As December comes to a close, 2013 is just around the corner, and it's a good time to look at the future prospects for the stocks you own. If you don't know where a company's headed in the next year and beyond, then it's impossible to make an informed decision about whether you should add the stock to your portfolio -- or sell it if you already own it.

Today, I'll look at Hewlett-Packard (HPQ -0.39%). HP has been a member of the Dow Jones Industrials (^DJI 0.42%) since 1997, but the technology company that brought you the scientific calculator has come on hard times in 2012 because of sluggish PC sales and continued difficulties in charting a long-term strategic course. Could HP finally turn things around in the coming year? Read on for more about Hewlett-Packard's prospects for 2013.

Stats on Hewlett-Packard

Average stock target price

$13.53

Fiscal 2013 EPS estimate

$3.31

Fiscal 2014 EPS estimate

$3.48

Fiscal 2013 sales growth estimate

(6.7%)

Fiscal 2014 sales growth estimate

(1.1%)

Forward P/E

4.1

Source: Yahoo! Finance.

Why is Hewlett-Packard priced for failure in 2013?
Just looking at those statistics, you can easily see that Wall Street pros aren't bullish on HP. It's never good when the target price is 5% below a stock's current price, and a forward P/E of just 4 strongly suggests that analysts aren't sold on the company's turnaround plans.

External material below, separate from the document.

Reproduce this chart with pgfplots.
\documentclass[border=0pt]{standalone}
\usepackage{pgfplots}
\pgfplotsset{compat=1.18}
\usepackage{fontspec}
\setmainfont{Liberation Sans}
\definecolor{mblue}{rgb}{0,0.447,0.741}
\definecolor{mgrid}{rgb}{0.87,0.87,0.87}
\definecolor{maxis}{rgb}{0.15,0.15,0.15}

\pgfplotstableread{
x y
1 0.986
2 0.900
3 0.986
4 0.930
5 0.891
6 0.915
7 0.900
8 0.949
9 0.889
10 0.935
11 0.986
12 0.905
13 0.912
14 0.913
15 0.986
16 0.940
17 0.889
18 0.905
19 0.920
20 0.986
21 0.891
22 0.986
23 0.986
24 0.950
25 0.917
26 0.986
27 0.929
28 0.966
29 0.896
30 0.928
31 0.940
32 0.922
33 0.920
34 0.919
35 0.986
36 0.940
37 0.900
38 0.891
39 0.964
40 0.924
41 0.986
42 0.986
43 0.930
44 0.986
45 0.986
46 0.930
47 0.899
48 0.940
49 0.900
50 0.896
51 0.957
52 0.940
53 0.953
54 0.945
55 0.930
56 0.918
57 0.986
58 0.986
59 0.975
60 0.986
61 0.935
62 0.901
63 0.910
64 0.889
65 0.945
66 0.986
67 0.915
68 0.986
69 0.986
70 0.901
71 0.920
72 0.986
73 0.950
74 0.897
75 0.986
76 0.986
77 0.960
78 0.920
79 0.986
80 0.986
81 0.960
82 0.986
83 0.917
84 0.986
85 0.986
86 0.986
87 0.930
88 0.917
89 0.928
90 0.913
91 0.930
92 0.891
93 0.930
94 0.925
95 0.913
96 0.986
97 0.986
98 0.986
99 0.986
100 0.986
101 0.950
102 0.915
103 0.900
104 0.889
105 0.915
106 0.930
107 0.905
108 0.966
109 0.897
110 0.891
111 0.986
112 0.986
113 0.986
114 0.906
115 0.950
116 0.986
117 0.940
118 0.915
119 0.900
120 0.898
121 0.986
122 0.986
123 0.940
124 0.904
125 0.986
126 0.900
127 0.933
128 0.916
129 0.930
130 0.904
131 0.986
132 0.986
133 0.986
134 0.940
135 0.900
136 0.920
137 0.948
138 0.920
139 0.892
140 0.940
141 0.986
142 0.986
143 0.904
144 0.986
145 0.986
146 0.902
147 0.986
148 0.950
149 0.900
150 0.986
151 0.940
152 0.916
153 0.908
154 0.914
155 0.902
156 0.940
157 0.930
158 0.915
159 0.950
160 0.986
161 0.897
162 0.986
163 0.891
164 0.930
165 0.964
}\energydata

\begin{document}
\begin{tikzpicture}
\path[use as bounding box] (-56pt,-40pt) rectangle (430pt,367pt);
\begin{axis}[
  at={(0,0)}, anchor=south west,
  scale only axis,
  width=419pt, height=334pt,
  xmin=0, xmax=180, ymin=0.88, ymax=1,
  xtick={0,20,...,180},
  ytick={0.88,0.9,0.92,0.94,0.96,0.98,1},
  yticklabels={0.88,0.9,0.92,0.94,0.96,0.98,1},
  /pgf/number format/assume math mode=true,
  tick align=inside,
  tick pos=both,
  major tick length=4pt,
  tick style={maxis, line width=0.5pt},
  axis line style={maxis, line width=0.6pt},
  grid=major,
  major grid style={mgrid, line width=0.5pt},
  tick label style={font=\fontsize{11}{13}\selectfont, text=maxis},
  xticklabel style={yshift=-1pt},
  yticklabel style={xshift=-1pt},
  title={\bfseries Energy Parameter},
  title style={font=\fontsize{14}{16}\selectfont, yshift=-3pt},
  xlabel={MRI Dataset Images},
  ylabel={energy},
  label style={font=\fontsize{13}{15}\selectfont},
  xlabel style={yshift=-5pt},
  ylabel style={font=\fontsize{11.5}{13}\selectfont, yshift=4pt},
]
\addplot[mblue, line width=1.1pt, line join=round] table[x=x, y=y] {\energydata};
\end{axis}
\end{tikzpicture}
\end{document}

Amid all the noise, HP's struggle is a conceptually simple one: how to adapt to a changing industry landscape. Like rival Dell (DELL.DL), HP has to keep making the most of a downward-trending PC market while seeking new growth opportunities. But in HP's case, multiple distractions keep popping up, whether it's the Autonomy writedown fiasco or fallout from massive layoffs in an effort to cut costs.

CEO Meg Whitman has already highlighted 2013 as a critical year for HP. But from a product standpoint, Microsoft's (MSFT 0.51%) release of Windows 8 hasn't led to the huge sales bump that HP had hoped for, and the expected launch of an HP smartphone has the company coming extremely late to the game that's already fiercely competitive. Moreover, Whitman's own guidance from October indicated that any turnaround will come slowly, and that announcement has already forced analysts to cut earnings estimates by around $0.90 per share in fiscal 2013 and 2014.

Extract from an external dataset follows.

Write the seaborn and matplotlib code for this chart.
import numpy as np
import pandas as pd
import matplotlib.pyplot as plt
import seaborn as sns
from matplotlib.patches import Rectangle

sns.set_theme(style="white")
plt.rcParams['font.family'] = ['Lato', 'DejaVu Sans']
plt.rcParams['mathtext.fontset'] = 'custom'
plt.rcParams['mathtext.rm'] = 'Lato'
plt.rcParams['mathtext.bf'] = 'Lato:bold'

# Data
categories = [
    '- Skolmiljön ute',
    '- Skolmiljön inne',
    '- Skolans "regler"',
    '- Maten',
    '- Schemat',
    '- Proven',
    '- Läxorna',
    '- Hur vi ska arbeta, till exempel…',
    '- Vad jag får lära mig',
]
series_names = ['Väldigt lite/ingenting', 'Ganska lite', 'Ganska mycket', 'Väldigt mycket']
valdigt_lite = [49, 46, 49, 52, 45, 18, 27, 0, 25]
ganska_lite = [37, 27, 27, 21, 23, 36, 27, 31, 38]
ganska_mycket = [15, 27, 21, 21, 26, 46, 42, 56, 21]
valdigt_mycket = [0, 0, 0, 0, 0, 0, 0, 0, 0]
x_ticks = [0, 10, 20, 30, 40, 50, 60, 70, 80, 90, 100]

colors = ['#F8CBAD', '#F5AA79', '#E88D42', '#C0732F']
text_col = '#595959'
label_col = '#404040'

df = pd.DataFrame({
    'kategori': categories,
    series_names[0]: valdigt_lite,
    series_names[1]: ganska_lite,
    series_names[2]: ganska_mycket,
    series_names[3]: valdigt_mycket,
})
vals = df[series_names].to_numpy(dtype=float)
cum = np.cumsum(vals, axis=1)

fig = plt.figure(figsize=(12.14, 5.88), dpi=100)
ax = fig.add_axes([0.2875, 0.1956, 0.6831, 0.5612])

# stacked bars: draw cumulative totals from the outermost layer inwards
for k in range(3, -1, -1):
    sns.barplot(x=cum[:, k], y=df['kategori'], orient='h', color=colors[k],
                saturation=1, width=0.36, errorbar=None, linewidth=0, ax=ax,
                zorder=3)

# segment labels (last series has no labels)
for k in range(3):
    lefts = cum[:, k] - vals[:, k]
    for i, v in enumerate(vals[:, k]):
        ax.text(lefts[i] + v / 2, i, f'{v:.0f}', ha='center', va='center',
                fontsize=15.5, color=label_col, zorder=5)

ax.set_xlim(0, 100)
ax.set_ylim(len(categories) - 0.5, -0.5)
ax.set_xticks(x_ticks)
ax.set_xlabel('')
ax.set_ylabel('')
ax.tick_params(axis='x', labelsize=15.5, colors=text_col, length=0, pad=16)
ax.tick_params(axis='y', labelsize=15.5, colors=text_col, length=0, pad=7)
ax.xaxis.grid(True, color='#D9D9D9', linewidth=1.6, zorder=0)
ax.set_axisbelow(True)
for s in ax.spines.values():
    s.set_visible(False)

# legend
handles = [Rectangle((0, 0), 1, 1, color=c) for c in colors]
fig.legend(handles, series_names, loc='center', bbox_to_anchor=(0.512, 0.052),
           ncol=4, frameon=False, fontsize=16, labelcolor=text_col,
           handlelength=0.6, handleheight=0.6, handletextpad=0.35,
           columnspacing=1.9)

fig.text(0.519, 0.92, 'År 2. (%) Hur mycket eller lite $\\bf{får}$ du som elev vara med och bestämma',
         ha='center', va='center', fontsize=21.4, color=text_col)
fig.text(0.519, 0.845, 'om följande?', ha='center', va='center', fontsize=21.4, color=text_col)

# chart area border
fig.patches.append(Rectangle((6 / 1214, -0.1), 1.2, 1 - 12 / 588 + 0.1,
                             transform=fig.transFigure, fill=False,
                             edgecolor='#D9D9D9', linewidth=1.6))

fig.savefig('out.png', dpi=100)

The big wild card for HP in 2013 is whether outside investors will seek to intervene. Much of the recent rebound has come from speculation that Carl Icahn might take a stake in HP or seek other activist remedies to boost the stock's fortunes.

HP's best chance to succeed in 2013 is to follow IBM's (IBM 1.53%) strategy of broadening its sales to emphasize higher-margin areas like enterprise IT services and cloud computing. Those areas are increasingly crowded as well, but unless the company can come up with a huge technological breakthrough in hardware, HP's past strategies aren't likely to pull it out of its current hole.